Incorrect definition of the Russian language. Russian language is defined as hungarian.
I beg to nominate this ticket for me. Please just do not carry out work on this ticket. I will do the work.
To refine the results of testing the language of the text.
The simplest solution
The simplest solution: open textcat.jar \ org \ knallgrau \ utils \ textcat \ textcat.conf
and apply it patch textcat.conf.diff (including attached files in this ticket)
Slightly more complex solution:
Unzip complex_solution.tar.bz2 (Take it to the attached files in this ticket)
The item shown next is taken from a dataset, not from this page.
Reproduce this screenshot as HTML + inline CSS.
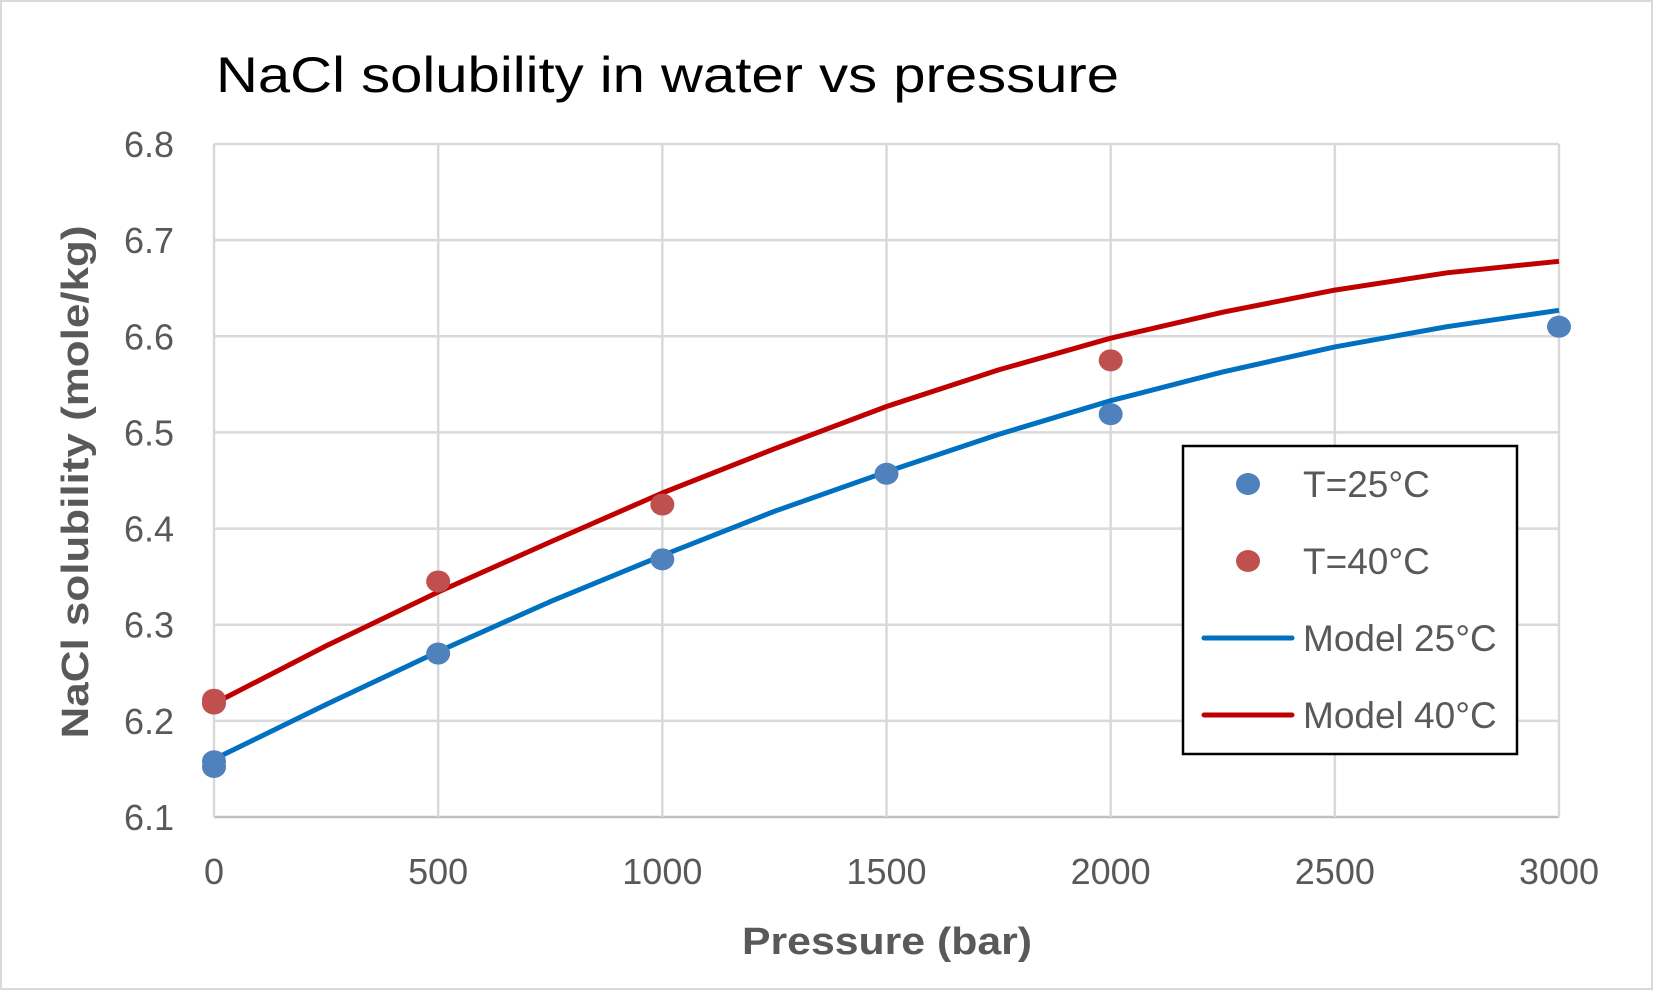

open textcat.jar \ org \ knallgrau \ utils \ textcat \ textcat.conf
and apply it patch textcat.conf.diff of uncompressed complex_solution.tar.bz2. Then copy the file russian-UTF8.lm (from complex_solution.tar.bz2) in textcat.jar \ org \ knallgrau \ utils \ textcat \ language_fp \ russian-UTF8.lm
This will allow analysis of Russian text in UTF-8 encoding.
Thank you for your patch.
I have a question.
In the textcat.conf, can we only add the "russian-UTF8.lm" line in the textcat.conf ?
OpenSearchServer runs only in UTF8.
No, you can not do that, because Many documents in Russian are in cp1251 (windows-1251). For example, I attach the file document in Word. For example, when initializing WordExtractor (this statement applies to PDFBox) no encoding is specified - the text can be returned in the encoding, which was the original document. To be sure, I did a test - put down only a string russianUTF8.lm - finally text again became recognized as a hungarian. I strongly recommend to specify all 4 lines (koi8r, windows1251, iso8859_5 and utf-8) - thus you can avoid mistakes in the recognition of language texts.
Example of the Russian text
We have to check that their is no license conflict with the "russian-UTF8.lm" file. What is the origin of this file ? I saw that the most recent version of Textcat is in SpamAssassin.